The extension of this study may include further thermo–physical analysis to access the potential capabilities that can be candidates for thermal energy storage. Thermal reliability is an important parameter that can be investigated to evaluate TES properties after heating and cooling cycles. It helps in identifying the ability of SSCPM samples to work for a longer duration. In addition, chemical and physical analysis can also be conducted to evaluate the physical and chemical stability of the composite. Furthermore, morphological analysis is also helpful in understanding the surface structure of the SSCPCM.

5. Conclusions

In this study, SSCPCM samples using paraffin wax and soya wax as PCMs, supported with HDPE and loaded with graphene oxide and MWCNT, were prepared.

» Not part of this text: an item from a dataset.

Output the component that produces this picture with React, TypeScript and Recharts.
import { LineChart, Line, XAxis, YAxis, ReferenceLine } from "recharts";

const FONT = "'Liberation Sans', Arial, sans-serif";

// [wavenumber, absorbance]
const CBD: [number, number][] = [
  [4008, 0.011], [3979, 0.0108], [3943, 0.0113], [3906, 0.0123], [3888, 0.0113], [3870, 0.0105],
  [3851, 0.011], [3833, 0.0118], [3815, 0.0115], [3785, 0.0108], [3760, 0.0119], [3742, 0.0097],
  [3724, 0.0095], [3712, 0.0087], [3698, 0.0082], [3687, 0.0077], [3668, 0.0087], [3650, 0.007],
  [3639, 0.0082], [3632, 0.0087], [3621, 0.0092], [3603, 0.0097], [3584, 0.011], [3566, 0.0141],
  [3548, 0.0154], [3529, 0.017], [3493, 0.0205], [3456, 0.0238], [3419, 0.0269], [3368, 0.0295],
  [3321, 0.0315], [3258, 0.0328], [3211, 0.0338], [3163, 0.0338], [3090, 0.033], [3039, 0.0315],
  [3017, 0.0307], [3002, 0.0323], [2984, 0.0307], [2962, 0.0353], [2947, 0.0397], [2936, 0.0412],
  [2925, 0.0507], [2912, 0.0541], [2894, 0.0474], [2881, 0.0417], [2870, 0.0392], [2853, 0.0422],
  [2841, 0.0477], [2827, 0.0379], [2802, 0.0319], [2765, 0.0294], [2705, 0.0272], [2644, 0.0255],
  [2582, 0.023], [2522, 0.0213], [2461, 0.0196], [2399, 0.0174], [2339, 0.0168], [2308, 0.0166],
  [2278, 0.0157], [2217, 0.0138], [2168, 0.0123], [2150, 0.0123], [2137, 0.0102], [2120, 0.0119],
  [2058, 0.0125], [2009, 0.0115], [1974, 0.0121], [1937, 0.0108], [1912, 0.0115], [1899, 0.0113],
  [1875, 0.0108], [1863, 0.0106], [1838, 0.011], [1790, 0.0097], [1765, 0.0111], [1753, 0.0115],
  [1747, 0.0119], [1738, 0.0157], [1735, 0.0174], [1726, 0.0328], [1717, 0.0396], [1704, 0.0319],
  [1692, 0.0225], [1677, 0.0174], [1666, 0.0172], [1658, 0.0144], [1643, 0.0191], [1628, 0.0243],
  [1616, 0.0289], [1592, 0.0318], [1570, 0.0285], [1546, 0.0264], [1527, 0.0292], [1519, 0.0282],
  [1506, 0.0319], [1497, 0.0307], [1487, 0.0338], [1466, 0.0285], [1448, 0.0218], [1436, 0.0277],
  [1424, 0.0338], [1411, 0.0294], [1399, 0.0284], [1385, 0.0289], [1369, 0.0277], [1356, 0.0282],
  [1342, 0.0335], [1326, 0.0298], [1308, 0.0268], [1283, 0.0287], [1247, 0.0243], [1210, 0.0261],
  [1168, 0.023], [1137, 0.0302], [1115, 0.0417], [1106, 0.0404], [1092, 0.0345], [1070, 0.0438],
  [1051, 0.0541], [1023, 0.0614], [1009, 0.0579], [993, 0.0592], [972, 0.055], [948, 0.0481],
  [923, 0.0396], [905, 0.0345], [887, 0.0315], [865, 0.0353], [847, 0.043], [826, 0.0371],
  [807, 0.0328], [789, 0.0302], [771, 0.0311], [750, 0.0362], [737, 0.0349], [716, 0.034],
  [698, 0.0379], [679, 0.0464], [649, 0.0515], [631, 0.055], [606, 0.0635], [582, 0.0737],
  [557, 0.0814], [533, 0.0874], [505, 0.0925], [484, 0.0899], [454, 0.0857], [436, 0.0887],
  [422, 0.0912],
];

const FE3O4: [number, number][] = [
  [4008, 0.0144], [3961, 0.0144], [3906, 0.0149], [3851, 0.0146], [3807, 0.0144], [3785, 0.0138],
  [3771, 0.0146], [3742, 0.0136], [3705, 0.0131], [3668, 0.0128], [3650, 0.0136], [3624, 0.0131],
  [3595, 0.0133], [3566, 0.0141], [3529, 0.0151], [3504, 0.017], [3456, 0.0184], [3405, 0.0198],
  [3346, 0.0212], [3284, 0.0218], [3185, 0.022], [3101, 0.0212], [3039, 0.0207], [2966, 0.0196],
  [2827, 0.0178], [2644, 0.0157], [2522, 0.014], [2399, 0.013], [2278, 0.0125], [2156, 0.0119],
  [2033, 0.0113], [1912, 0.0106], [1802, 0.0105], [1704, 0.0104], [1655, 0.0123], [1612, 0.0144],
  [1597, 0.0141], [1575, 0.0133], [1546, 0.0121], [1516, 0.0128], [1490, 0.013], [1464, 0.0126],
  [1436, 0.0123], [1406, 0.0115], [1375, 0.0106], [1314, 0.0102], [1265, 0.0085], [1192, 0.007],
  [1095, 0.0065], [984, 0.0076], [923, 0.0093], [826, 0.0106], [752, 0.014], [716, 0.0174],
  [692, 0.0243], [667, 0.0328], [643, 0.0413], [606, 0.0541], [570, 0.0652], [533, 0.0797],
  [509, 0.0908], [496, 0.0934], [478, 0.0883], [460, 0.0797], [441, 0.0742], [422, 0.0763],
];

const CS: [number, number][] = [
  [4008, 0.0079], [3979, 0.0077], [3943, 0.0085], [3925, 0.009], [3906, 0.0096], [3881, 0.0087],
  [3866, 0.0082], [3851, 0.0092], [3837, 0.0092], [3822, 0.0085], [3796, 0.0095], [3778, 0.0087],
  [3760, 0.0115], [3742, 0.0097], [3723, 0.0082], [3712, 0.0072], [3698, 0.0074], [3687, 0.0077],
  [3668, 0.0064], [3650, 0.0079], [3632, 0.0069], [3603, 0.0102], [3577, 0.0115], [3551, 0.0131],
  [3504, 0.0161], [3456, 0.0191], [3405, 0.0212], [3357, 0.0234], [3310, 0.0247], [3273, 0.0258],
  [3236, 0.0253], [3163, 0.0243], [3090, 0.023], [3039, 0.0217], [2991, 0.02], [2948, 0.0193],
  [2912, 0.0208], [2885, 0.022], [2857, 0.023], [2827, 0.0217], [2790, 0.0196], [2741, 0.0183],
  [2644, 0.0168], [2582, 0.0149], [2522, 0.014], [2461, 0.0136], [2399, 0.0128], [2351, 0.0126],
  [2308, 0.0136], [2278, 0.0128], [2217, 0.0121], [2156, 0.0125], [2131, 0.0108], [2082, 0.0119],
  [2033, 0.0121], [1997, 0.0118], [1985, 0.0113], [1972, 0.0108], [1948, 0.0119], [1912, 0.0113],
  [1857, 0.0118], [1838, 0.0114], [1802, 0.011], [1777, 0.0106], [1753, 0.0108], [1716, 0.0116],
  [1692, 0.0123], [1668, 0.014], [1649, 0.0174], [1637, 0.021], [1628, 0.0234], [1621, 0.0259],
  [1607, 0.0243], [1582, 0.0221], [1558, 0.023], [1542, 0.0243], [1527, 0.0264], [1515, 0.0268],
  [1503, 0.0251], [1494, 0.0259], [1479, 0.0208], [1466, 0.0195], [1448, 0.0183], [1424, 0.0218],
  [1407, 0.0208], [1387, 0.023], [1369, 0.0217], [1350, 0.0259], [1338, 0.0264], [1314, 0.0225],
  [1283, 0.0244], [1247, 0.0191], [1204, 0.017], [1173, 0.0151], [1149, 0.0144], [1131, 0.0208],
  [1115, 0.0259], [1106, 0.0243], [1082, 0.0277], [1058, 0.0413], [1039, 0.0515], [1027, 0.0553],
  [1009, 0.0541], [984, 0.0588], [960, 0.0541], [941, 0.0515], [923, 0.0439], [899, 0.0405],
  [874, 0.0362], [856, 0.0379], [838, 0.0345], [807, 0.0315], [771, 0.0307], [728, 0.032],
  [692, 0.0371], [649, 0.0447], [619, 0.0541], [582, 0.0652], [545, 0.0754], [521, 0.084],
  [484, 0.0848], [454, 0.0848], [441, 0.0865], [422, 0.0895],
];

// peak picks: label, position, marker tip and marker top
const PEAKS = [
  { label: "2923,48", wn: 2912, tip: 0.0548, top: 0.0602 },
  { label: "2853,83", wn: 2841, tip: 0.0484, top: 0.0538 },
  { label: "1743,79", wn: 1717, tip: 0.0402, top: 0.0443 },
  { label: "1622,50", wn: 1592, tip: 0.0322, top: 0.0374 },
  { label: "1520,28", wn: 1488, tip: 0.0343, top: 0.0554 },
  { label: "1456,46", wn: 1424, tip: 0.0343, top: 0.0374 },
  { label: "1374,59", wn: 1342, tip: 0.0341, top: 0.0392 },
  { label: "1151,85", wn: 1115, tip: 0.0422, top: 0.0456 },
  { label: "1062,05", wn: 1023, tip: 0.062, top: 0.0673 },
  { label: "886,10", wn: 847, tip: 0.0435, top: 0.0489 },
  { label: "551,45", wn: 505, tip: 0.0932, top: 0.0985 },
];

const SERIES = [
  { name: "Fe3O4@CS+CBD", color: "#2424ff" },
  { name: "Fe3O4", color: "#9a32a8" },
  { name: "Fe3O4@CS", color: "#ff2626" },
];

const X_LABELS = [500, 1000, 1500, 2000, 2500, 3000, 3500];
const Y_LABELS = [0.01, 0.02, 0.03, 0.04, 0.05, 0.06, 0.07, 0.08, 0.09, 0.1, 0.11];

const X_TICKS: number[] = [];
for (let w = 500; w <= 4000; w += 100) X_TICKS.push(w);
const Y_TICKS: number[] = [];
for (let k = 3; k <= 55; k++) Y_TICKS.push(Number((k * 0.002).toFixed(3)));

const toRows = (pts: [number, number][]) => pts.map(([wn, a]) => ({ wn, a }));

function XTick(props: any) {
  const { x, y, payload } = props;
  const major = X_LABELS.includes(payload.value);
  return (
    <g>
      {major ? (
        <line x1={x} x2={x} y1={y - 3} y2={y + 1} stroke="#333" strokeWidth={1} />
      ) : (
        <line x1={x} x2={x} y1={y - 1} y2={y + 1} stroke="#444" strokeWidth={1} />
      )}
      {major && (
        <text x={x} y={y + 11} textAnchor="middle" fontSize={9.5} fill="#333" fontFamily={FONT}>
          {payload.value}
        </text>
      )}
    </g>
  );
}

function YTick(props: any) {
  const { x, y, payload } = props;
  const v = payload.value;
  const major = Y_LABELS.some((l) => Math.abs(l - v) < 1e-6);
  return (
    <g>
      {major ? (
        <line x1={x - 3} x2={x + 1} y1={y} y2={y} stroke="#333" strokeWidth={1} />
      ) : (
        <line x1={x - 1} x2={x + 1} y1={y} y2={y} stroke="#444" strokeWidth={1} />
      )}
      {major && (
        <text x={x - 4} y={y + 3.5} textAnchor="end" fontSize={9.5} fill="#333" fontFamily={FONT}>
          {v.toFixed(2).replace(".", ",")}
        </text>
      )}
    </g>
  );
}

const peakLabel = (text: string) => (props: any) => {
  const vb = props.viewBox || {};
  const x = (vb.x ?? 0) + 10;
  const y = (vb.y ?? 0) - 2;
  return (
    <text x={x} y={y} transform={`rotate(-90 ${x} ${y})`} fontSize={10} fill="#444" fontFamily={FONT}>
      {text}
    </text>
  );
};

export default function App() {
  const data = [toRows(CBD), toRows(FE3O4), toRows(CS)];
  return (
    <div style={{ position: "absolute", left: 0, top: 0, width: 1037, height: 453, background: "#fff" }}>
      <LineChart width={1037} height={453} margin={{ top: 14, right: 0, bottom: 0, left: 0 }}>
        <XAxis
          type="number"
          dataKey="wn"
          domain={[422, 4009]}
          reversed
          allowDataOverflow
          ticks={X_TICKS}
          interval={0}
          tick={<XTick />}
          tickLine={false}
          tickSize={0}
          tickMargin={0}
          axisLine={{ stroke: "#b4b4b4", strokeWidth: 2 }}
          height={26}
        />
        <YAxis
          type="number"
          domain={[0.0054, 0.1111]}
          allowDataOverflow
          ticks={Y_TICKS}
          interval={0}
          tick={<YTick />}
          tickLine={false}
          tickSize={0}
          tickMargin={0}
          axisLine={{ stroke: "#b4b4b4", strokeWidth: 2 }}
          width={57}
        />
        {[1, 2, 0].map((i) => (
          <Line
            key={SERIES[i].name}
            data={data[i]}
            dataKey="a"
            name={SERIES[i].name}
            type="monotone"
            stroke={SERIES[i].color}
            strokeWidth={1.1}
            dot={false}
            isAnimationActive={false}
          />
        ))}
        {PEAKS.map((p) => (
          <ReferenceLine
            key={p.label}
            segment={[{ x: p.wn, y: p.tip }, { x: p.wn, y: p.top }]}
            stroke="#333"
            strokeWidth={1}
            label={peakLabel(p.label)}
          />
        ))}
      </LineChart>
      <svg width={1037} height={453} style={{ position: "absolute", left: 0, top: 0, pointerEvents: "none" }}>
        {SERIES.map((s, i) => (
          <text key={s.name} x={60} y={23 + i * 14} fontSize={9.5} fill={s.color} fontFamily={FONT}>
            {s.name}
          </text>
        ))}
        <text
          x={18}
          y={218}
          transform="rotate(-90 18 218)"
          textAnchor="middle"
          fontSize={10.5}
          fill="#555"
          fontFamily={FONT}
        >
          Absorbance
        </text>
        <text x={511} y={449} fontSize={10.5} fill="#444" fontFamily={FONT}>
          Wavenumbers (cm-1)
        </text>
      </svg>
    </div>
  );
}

It was observed that a maximum 40 wt% and 35 wt% of paraffin wax and soya wax, respectively, are supported by HDPE without any leakage at elevated temperatures. The heating rate and cooling rate of SSCPCM samples increase with an increase in wt% of nano-additives. The fastest heating and cooling behavior with respect to time is shown by SSCPCM/PW/M3, SSCPCM/PW/G3, SSCPCM/SW/M3, and SSCPCM/SW/G3 among all SSCPCMs. A maximum rise in temperature of 45.4 °C is observed in SSCPCM/SW/G3 after heating for 300 s in comparison with other SSCPCMs. A maximum rise in thermal conductivity of 260.8% and 218.5% is shown by SSCPCM/PW/M3 and SSCPCM/SW/G3 in comparison with SSCPCM/PW and SSCPCM/SW, respectively. However, a maximum thermal conductivity of 0.86 W/mK and 0.84 W/mk is shown by SSCPCM/SW/G3 and SSCPCM/SW/M2. There is no significant change in the TES parameters of SSCPCM. However, there is a reduction in melting enthalpy and almost negligible deviation in the melting and freezing points of SSCPCM. The loss in enthalpy is not significant and thus it can be used for a variety of TES applications. Furthermore, SSCPCM is thermally stable at elevated temperatures and can easily withstand 150 °C temperature without losing its TES properties.